The Taoiseach, Bertie Ahern, has paid tribute to Derek Bell, the Chieftains musician who died suddenly in the United States while recovering from minor surgery.
Belfast-born Mr Bell, who was 67, was a concert pianist and harper. This evening, Mr Ahern said Mr Bell was a gifted musician who had helped the Chieftains to make traditional Irish music accessible to an international audience.
His fellow band-members said that his passing had left a silence that could never be filled and that anyone who had had the honour of meeting him would know that the world would be a much less interesting place without him.
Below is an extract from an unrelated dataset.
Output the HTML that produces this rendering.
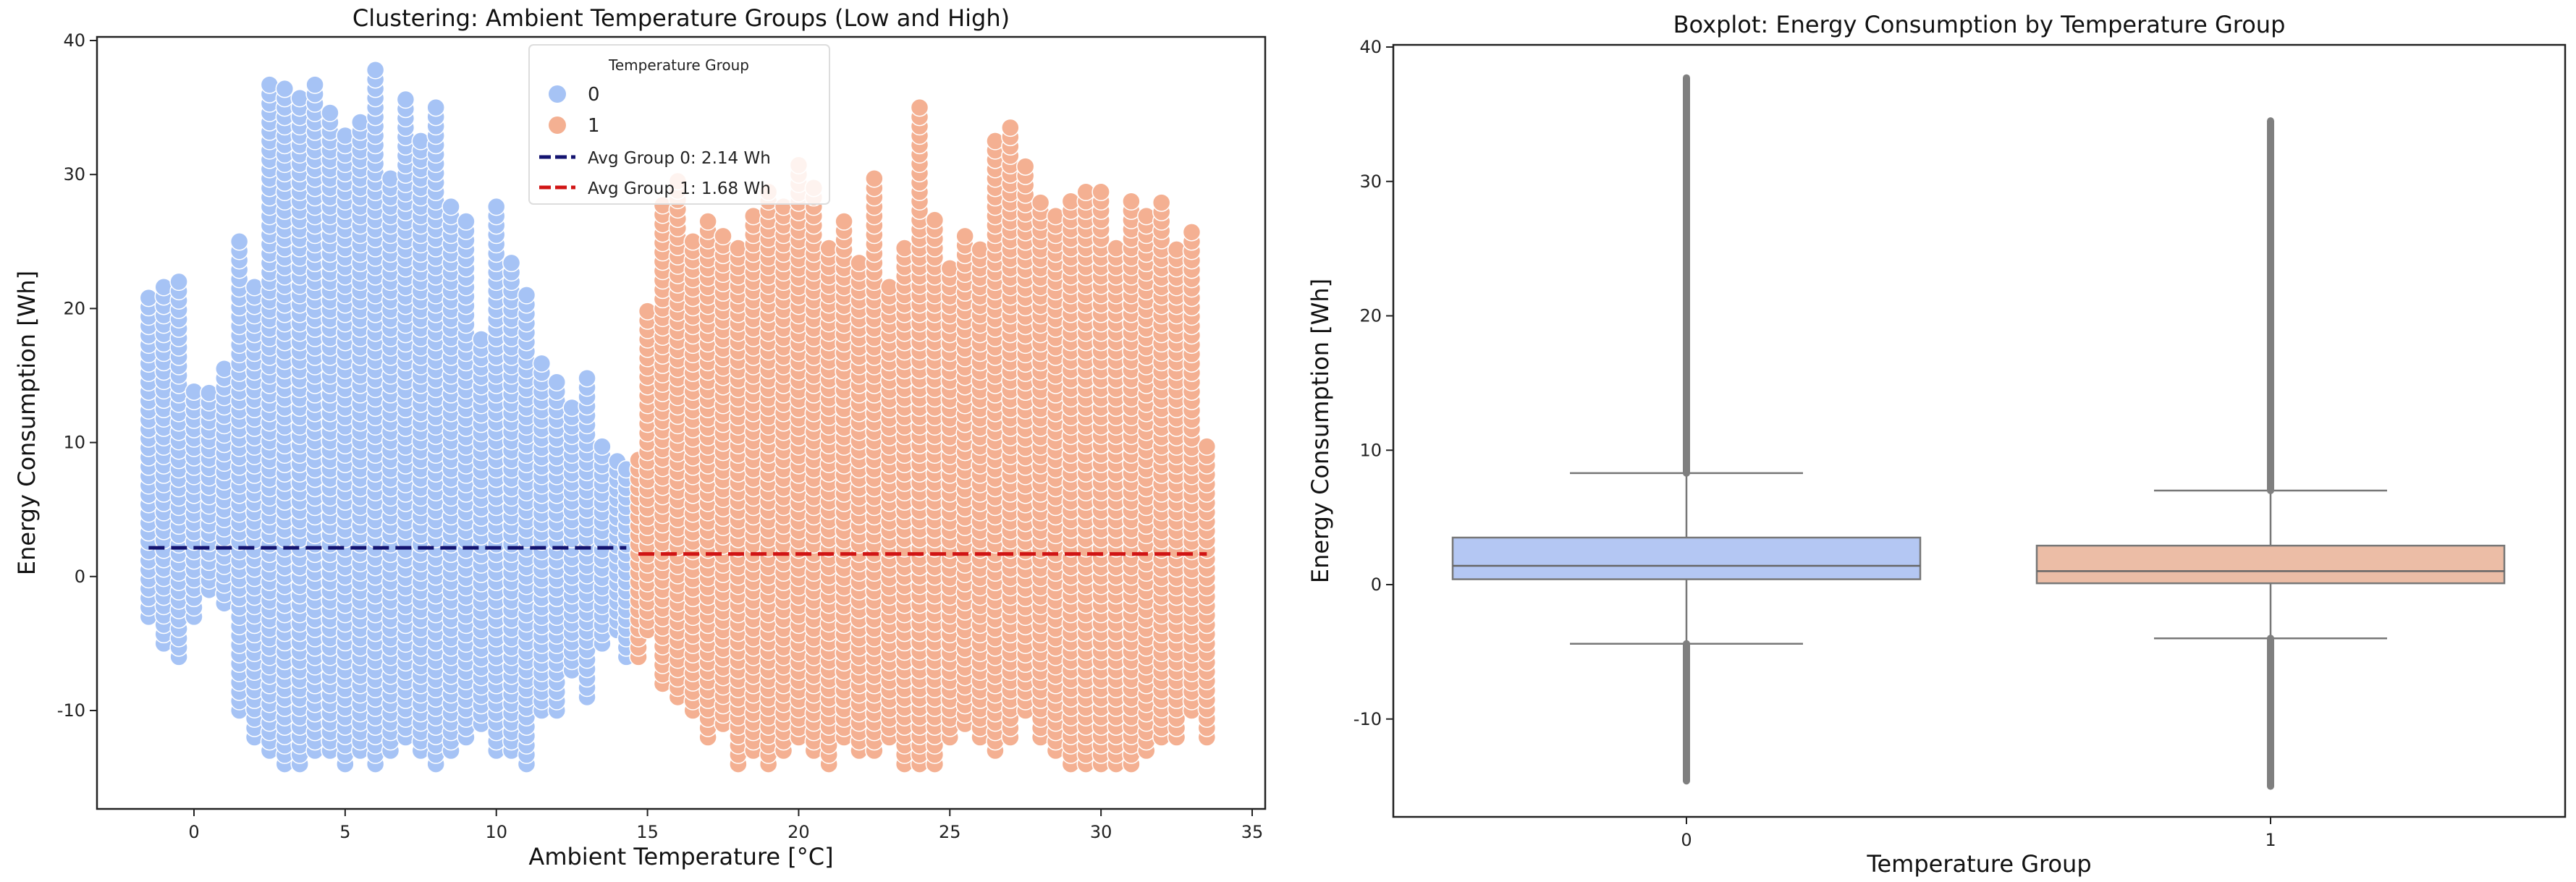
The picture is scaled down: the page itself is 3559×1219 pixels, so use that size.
<!DOCTYPE html>
<html><head><meta charset="utf-8"><style>
html,body{margin:0;padding:0;background:#fff;}
svg{display:block;font-family:"DejaVu Sans","Liberation Sans",sans-serif;}
</style></head><body>
<svg id="chart" width="3559" height="1219" viewBox="0 0 3559 1219" xmlns="http://www.w3.org/2000/svg">
<g id="left"></g>
<g id="right"></g>
</svg>
<script>
// ---- Scatter data: temperature columns and observed energy ranges ----
const g0Temps = [-1.5,-1,-0.5,0,0.5,1,1.5,2,2.5,3,3.5,4,4.5,5,5.5,6,6.5,7,7.5,8,8.5,9,9.5,10,10.5,11,11.5,12,12.5,13,13.5,14,14.3];
const g0Min = [-3,-5,-6,-3,-1,-2,-10,-12,-13,-14,-14,-13,-13,-14,-13,-14,-13,-12,-13,-14,-13,-12,-11,-13,-13,-14,-10,-10,-7,-9,-5,-4,-6];
const g0Max = [21,22,22,14,14,16,25,22,37,37,36,37,35,33,34,38,30,36,33,35,28,27,18,28,24,21,16,15,13,15,10,9,8];
const g1Temps = [14.7,15,15.5,16,16.5,17,17.5,18,18.5,19,19.5,20,20.5,21,21.5,22,22.5,23,23.5,24,24.5,25,25.5,26,26.5,27,27.5,28,28.5,29,29.5,30,30.5,31,31.5,32,32.5,33,33.5];
const g1Min = [-6,-4,-8,-9,-10,-12,-11,-14,-13,-14,-13,-12,-13,-14,-12,-13,-13,-12,-14,-14,-14,-12,-11,-12,-13,-12,-10,-12,-13,-14,-14,-14,-14,-14,-13,-12,-12,-10,-12];
const g1Max = [9,20,28,30,25,27,26,25,27,29,28,31,29,25,27,24,30,22,25,35,27,23,26,25,33,34,31,28,27,28,29,29,25,28,27,28,25,26,10];
const groupAvg = [2.14, 1.68];
const xTicks = [0,5,10,15,20,25,30,35];
const yTicksL = [-10,0,10,20,30,40];
// ---- Boxplot data ----
const boxCats = ['0','1'];
const boxQ1 = [0.4, 0.1];
const boxMed = [1.4, 1.0];
const boxQ3 = [3.5, 2.9];
const whiskLo = [-4.4, -4.0];
const whiskHi = [8.3, 7.0];
const outMin = [-14.6, -15.0];
const outMax = [37.7, 34.5];
const yTicksR = [-10,0,10,20,30,40];

const NS='http://www.w3.org/2000/svg';
function mk(parent,tag,attrs,text){const e=document.createElementNS(NS,tag);for(const k in attrs)e.setAttribute(k,attrs[k]);if(text!==undefined)e.textContent=text;parent.appendChild(e);return e;}

// ---------- Left scatter ----------
const L=document.getElementById('left');
const lx0=134,lx1=1748,ly0=51,ly1=1118;
const xs=v=>268+(v-0)*(1730-268)/35;
const ysL=v=>56+(40-v)*(982-56)/50;
const dots=mk(L,'g',{});


function drawGroup(temps,mins,maxs,color,name){
  const g=mk(dots,'g',{});
  
  
  for(let i=0;i<temps.length;i++){
    for(let y=mins[i];y<=maxs[i]+0.001;y+=0.7){
      const c=mk(g,'circle',{cx:xs(temps[i]),cy:ysL(y),r:12,fill:color,stroke:'#fff','stroke-width':1.5});
      
      
    }
  }
}
drawGroup(g0Temps,g0Min,g0Max,'#a6c3f5','group-0-points');
drawGroup(g1Temps,g1Min,g1Max,'#f4b092','group-1-points');
const a0=mk(L,'line',{x1:xs(g0Temps[0]),x2:xs(g0Temps[g0Temps.length-1]),y1:ysL(groupAvg[0]),y2:ysL(groupAvg[0]),stroke:'#141470','stroke-width':5,'stroke-dasharray':'22,9'});


const a1=mk(L,'line',{x1:xs(g1Temps[0]),x2:xs(g1Temps[g1Temps.length-1]),y1:ysL(groupAvg[1]),y2:ysL(groupAvg[1]),stroke:'#d01414','stroke-width':5,'stroke-dasharray':'22,9'});


const fr=mk(L,'rect',{x:lx0,y:ly0,width:lx1-lx0,height:ly1-ly0,fill:'none',stroke:'#222','stroke-width':2.5});


xTicks.forEach(t=>{
  mk(L,'line',{x1:xs(t),x2:xs(t),y1:ly1,y2:ly1+10,stroke:'#222','stroke-width':2});
  const tx=mk(L,'text',{x:xs(t),y:ly1+40,'font-size':24,'text-anchor':'middle',fill:'#222'},t);
  
  
});
yTicksL.forEach(t=>{
  mk(L,'line',{x1:lx0-10,x2:lx0,y1:ysL(t),y2:ysL(t),stroke:'#222','stroke-width':2});
  const tx=mk(L,'text',{x:lx0-16,y:ysL(t)+8,'font-size':24,'text-anchor':'end',fill:'#222'},t);
  
  
});
let t;
t=mk(L,'text',{x:(lx0+lx1)/2,y:36,'font-size':32,'text-anchor':'middle',fill:'#111'},'Clustering: Ambient Temperature Groups (Low and High)');

t=mk(L,'text',{x:(lx0+lx1)/2,y:1195,'font-size':32,'text-anchor':'middle',fill:'#111'},'Ambient Temperature [°C]');

t=mk(L,'text',{x:0,y:0,'font-size':32,'text-anchor':'middle',fill:'#111',transform:`translate(48,${(ly0+ly1)/2}) rotate(-90)`},'Energy Consumption [Wh]');

// legend
const lg=mk(L,'g',{});

mk(lg,'rect',{x:731,y:62,width:415,height:220,rx:6,fill:'#fff','fill-opacity':0.85,stroke:'#ddd','stroke-width':2});
mk(lg,'text',{x:938,y:97,'font-size':20,'text-anchor':'middle',fill:'#222'},'Temperature Group');
const le=[['c','#a6c3f5','0',130],['c','#f4b092','1',173],['l','#141470','Avg Group 0: 2.14 Wh',217],['l','#d01414','Avg Group 1: 1.68 Wh',259]];
le.forEach(e=>{
  const g=mk(lg,'g',{});
  
  if(e[0]==='c')mk(g,'circle',{cx:770,cy:e[3],r:12,fill:e[1]});
  else mk(g,'line',{x1:745,x2:795,y1:e[3],y2:e[3],stroke:e[1],'stroke-width':5,'stroke-dasharray':'16,6'});
  mk(g,'text',{x:812,y:e[3]+9,'font-size':e[0]==='c'?26:23,fill:'#222'},e[2]);
});

// ---------- Right boxplot ----------
const R=document.getElementById('right');
const rx0=1925,rx1=3544,ry0=62,ry1=1129;
const ysR=v=>808-v*(808-65)/40;
const xc=i=>2330+i*(3137-2330);
const fills=['#b4c7f3','#ecbda6'];
const frR=mk(R,'rect',{x:rx0,y:ry0,width:rx1-rx0,height:ry1-ry0,fill:'none',stroke:'#222','stroke-width':2.5});

boxCats.forEach((c,i)=>{
  const g=mk(R,'g',{});
  
  const cx=xc(i),hw=323,cw=161;
  mk(g,'line',{x1:cx,x2:cx,y1:ysR(whiskHi[i]),y2:ysR(boxQ3[i]),stroke:'#777','stroke-width':2.5});
  mk(g,'line',{x1:cx,x2:cx,y1:ysR(boxQ1[i]),y2:ysR(whiskLo[i]),stroke:'#777','stroke-width':2.5});
  mk(g,'line',{x1:cx-cw,x2:cx+cw,y1:ysR(whiskHi[i]),y2:ysR(whiskHi[i]),stroke:'#777','stroke-width':2.5});
  mk(g,'line',{x1:cx-cw,x2:cx+cw,y1:ysR(whiskLo[i]),y2:ysR(whiskLo[i]),stroke:'#777','stroke-width':2.5});
  mk(g,'rect',{x:cx-hw,y:ysR(boxQ3[i]),width:2*hw,height:ysR(boxQ1[i])-ysR(boxQ3[i]),fill:fills[i],stroke:'#777','stroke-width':2.5});
  mk(g,'line',{x1:cx-hw,x2:cx+hw,y1:ysR(boxMed[i]),y2:ysR(boxMed[i]),stroke:'#666','stroke-width':2.5});
  mk(g,'line',{x1:cx,x2:cx,y1:ysR(outMax[i]),y2:ysR(whiskHi[i]),stroke:'#7f7f7f','stroke-width':10,'stroke-linecap':'round'});
  mk(g,'line',{x1:cx,x2:cx,y1:ysR(whiskLo[i]),y2:ysR(outMin[i]),stroke:'#7f7f7f','stroke-width':10,'stroke-linecap':'round'});
  const tx=mk(R,'text',{x:cx,y:ry1+40,'font-size':24,'text-anchor':'middle',fill:'#222'},c);
  
  mk(R,'line',{x1:cx,x2:cx,y1:ry1,y2:ry1+10,stroke:'#222','stroke-width':2});
});
yTicksR.forEach(v=>{
  mk(R,'line',{x1:rx0-10,x2:rx0,y1:ysR(v),y2:ysR(v),stroke:'#222','stroke-width':2});
  const tx=mk(R,'text',{x:rx0-16,y:ysR(v)+8,'font-size':24,'text-anchor':'end',fill:'#222'},v);
  
});
t=mk(R,'text',{x:(rx0+rx1)/2,y:45,'font-size':32,'text-anchor':'middle',fill:'#111'},'Boxplot: Energy Consumption by Temperature Group');

t=mk(R,'text',{x:(rx0+rx1)/2,y:1205,'font-size':32,'text-anchor':'middle',fill:'#111'},'Temperature Group');

t=mk(R,'text',{x:0,y:0,'font-size':32,'text-anchor':'middle',fill:'#111',transform:`translate(1835,${(ry0+ry1)/2}) rotate(-90)`},'Energy Consumption [Wh]');

</script>
</body></html>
As a classically trained musician, Derek had appeared with the Royal Philharmonic Orchestra and the symphony orchestras of Pittsburgh, Moscow, London and Budapest.From 1965 until 1976, when he joined the Chieftains, he was solo harpist with the BBC Northern Ireland orchestra, having moved from the City of Belfast Orchestra, where he was solo english horn.
At one stage he was principle oboe, horn and piano player for the American Wind Symphony Orchestra. He was also a composer, with symphonies, chamber music and piano pieces to his credit.
Besides recording with The Chieftains, Derek Bell recorded 18 solo albums, ten on harp and two on piano. He had a reputation, in common with the other Chieftains members, for unearthing rarely heard music.
For 31 years and as many albums, The Chieftains have been the most influential of the Irish folk musicians, credited with doing more to spread appreciation of traditional Irish music than any other group in Ireland's history.